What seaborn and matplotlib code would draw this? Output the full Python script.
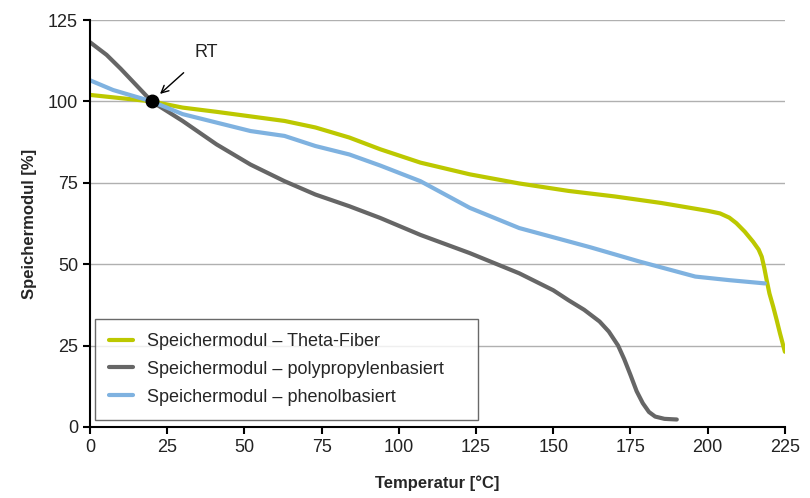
import pandas as pd
import seaborn as sns
import matplotlib.pyplot as plt

# Storage modulus data
theta_temp = [0, 10, 20, 30, 41, 52, 63, 73, 84, 94, 107, 123, 139, 155, 170, 185, 200, 204,
              207, 209.3, 212, 214.7, 216.5, 217.5, 218.3, 219.1, 220, 221.2, 222.3, 223.4, 225]
theta_mod = [102, 101, 100, 98.1, 96.8, 95.4, 94, 92, 88.9, 85.3, 81.2, 77.6, 74.8, 72.5, 70.8,
             68.8, 66.4, 65.6, 64.3, 62.6, 60, 56.9, 54.5, 52.3, 49, 45.1, 41, 37, 33, 28.8, 23.1]

pp_temp = [0, 5.4, 10, 15, 20, 30, 41, 52, 63, 73, 84, 94, 107, 123, 139, 150, 155, 160, 165,
           168, 171, 173, 175, 177, 179, 181, 183, 186, 190]
pp_mod = [118.2, 114.3, 110, 105, 100, 94, 86.8, 80.6, 75.5, 71.4, 67.8, 64.2, 59, 53.4, 47.2,
          42, 38.9, 36, 32.4, 29.3, 25, 20.8, 16, 11, 7.3, 4.6, 3.2, 2.5, 2.3]

phenol_temp = [0, 7.5, 20, 30, 41, 52, 63, 73, 84, 94, 107, 123, 139, 155, 162, 178, 196, 207, 218.5]
phenol_mod = [106.5, 103.5, 100, 96.1, 93.5, 90.9, 89.4, 86.3, 83.7, 80.3, 75.5, 67.3, 61.1, 57,
              55.2, 50.8, 46.2, 45.1, 44.1]

series_names = ['Speichermodul – Theta-Fiber',
                'Speichermodul – polypropylenbasiert',
                'Speichermodul – phenolbasiert']
colors = ['#bcc800', '#666666', '#7fb2e0']

rt_temp = [20]
rt_mod = [100]

df = pd.concat([
    pd.DataFrame({'T': theta_temp, 'E': theta_mod, 'Serie': series_names[0]}),
    pd.DataFrame({'T': pp_temp, 'E': pp_mod, 'Serie': series_names[1]}),
    pd.DataFrame({'T': phenol_temp, 'E': phenol_mod, 'Serie': series_names[2]}),
])

sns.set_theme(style="white")
plt.rcParams['font.family'] = ['Liberation Sans', 'DejaVu Sans']

fig = plt.figure(figsize=(8.1, 4.98), dpi=100)
ax = fig.add_axes([0.111, 0.1426, 0.858, 0.8172])

sns.lineplot(data=df, x='T', y='E', hue='Serie', palette=dict(zip(series_names, colors)),
             sort=False, estimator=None, linewidth=3, ax=ax, legend=False)

ax.plot(rt_temp, rt_mod, 'o', color='black', markersize=9, zorder=5)
ax.annotate('RT', xy=(22.7, 102.3), xytext=(37.6, 115.0), fontsize=13, ha='center', va='center',
            color='#222222',
            arrowprops=dict(arrowstyle='->', color='black', lw=1, shrinkA=9, shrinkB=0))

ax.set_xlim(0, 225)
ax.set_ylim(0, 125)
ax.set_xticks(range(0, 226, 25))
ax.set_yticks(range(0, 126, 25))
ax.yaxis.grid(True, color='#b0b0b0', linewidth=1)
ax.set_axisbelow(True)
for s in ['top', 'right']:
    ax.spines[s].set_visible(False)
for s in ['left', 'bottom']:
    ax.spines[s].set_color('black')
    ax.spines[s].set_linewidth(1.5)
ax.tick_params(axis='both', direction='out', length=5, width=1.5, color='black',
               labelsize=13, labelcolor='#222222', bottom=True, left=True)

ax.set_xlabel('Temperatur [°C]', fontsize=12, fontweight='bold', labelpad=14)
ax.set_ylabel('Speichermodul [%]', fontsize=12, fontweight='bold', labelpad=8)

handles = [plt.Line2D([], [], color=c, linewidth=3) for c in colors]
leg = ax.legend(handles, series_names, loc='lower left', bbox_to_anchor=(0.007, 0.017, 0.551, 0.25),
                mode='expand', fontsize=13, frameon=True, fancybox=False, handlelength=1.3,
                borderpad=0.8, labelspacing=0.6, handletextpad=0.8, borderaxespad=0)
leg.get_frame().set_edgecolor('#444444')
leg.get_frame().set_linewidth(1)

plt.savefig('out.png', dpi=100)
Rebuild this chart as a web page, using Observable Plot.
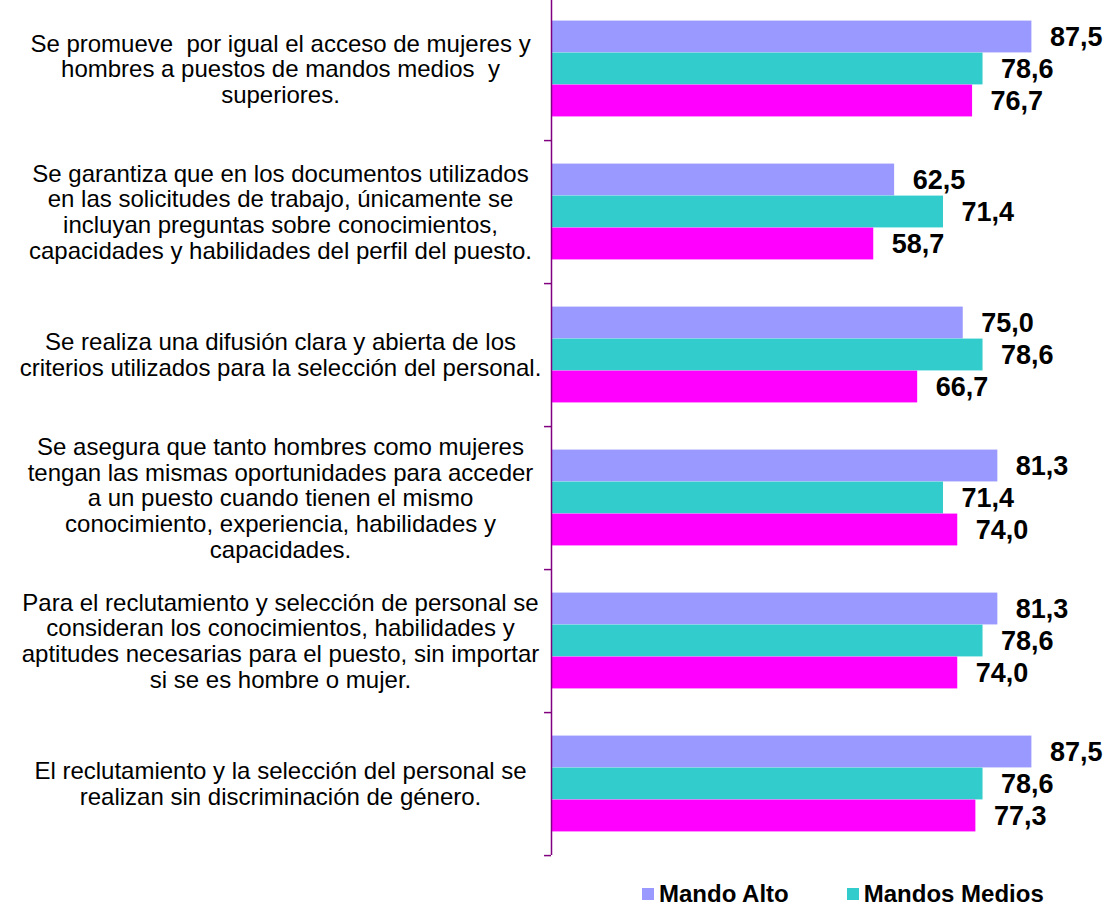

== EXERCISE ==
Transcribe all of the records above character for character. Exclude the pictures.

== RESPONSE TO THIS TASK ==
What seaborn and matplotlib code would draw this? Output the full Python script.
import pandas as pd
import seaborn as sns
import matplotlib.pyplot as plt

# Storage modulus data
theta_temp = [0, 10, 20, 30, 41, 52, 63, 73, 84, 94, 107, 123, 139, 155, 170, 185, 200, 204,
              207, 209.3, 212, 214.7, 216.5, 217.5, 218.3, 219.1, 220, 221.2, 222.3, 223.4, 225]
theta_mod = [102, 101, 100, 98.1, 96.8, 95.4, 94, 92, 88.9, 85.3, 81.2, 77.6, 74.8, 72.5, 70.8,
             68.8, 66.4, 65.6, 64.3, 62.6, 60, 56.9, 54.5, 52.3, 49, 45.1, 41, 37, 33, 28.8, 23.1]

pp_temp = [0, 5.4, 10, 15, 20, 30, 41, 52, 63, 73, 84, 94, 107, 123, 139, 150, 155, 160, 165,
           168, 171, 173, 175, 177, 179, 181, 183, 186, 190]
pp_mod = [118.2, 114.3, 110, 105, 100, 94, 86.8, 80.6, 75.5, 71.4, 67.8, 64.2, 59, 53.4, 47.2,
          42, 38.9, 36, 32.4, 29.3, 25, 20.8, 16, 11, 7.3, 4.6, 3.2, 2.5, 2.3]

phenol_temp = [0, 7.5, 20, 30, 41, 52, 63, 73, 84, 94, 107, 123, 139, 155, 162, 178, 196, 207, 218.5]
phenol_mod = [106.5, 103.5, 100, 96.1, 93.5, 90.9, 89.4, 86.3, 83.7, 80.3, 75.5, 67.3, 61.1, 57,
              55.2, 50.8, 46.2, 45.1, 44.1]

series_names = ['Speichermodul – Theta-Fiber',
                'Speichermodul – polypropylenbasiert',
                'Speichermodul – phenolbasiert']
colors = ['#bcc800', '#666666', '#7fb2e0']

rt_temp = [20]
rt_mod = [100]

df = pd.concat([
    pd.DataFrame({'T': theta_temp, 'E': theta_mod, 'Serie': series_names[0]}),
    pd.DataFrame({'T': pp_temp, 'E': pp_mod, 'Serie': series_names[1]}),
    pd.DataFrame({'T': phenol_temp, 'E': phenol_mod, 'Serie': series_names[2]}),
])

sns.set_theme(style="white")
plt.rcParams['font.family'] = ['Liberation Sans', 'DejaVu Sans']

fig = plt.figure(figsize=(8.1, 4.98), dpi=100)
ax = fig.add_axes([0.111, 0.1426, 0.858, 0.8172])

sns.lineplot(data=df, x='T', y='E', hue='Serie', palette=dict(zip(series_names, colors)),
             sort=False, estimator=None, linewidth=3, ax=ax, legend=False)

ax.plot(rt_temp, rt_mod, 'o', color='black', markersize=9, zorder=5)
ax.annotate('RT', xy=(22.7, 102.3), xytext=(37.6, 115.0), fontsize=13, ha='center', va='center',
            color='#222222',
            arrowprops=dict(arrowstyle='->', color='black', lw=1, shrinkA=9, shrinkB=0))

ax.set_xlim(0, 225)
ax.set_ylim(0, 125)
ax.set_xticks(range(0, 226, 25))
ax.set_yticks(range(0, 126, 25))
ax.yaxis.grid(True, color='#b0b0b0', linewidth=1)
ax.set_axisbelow(True)
for s in ['top', 'right']:
    ax.spines[s].set_visible(False)
for s in ['left', 'bottom']:
    ax.spines[s].set_color('black')
    ax.spines[s].set_linewidth(1.5)
ax.tick_params(axis='both', direction='out', length=5, width=1.5, color='black',
               labelsize=13, labelcolor='#222222', bottom=True, left=True)

ax.set_xlabel('Temperatur [°C]', fontsize=12, fontweight='bold', labelpad=14)
ax.set_ylabel('Speichermodul [%]', fontsize=12, fontweight='bold', labelpad=8)

handles = [plt.Line2D([], [], color=c, linewidth=3) for c in colors]
leg = ax.legend(handles, series_names, loc='lower left', bbox_to_anchor=(0.007, 0.017, 0.551, 0.25),
                mode='expand', fontsize=13, frameon=True, fancybox=False, handlelength=1.3,
                borderpad=0.8, labelspacing=0.6, handletextpad=0.8, borderaxespad=0)
leg.get_frame().set_edgecolor('#444444')
leg.get_frame().set_linewidth(1)

plt.savefig('out.png', dpi=100)
Rebuild this chart as a web page, using Observable Plot.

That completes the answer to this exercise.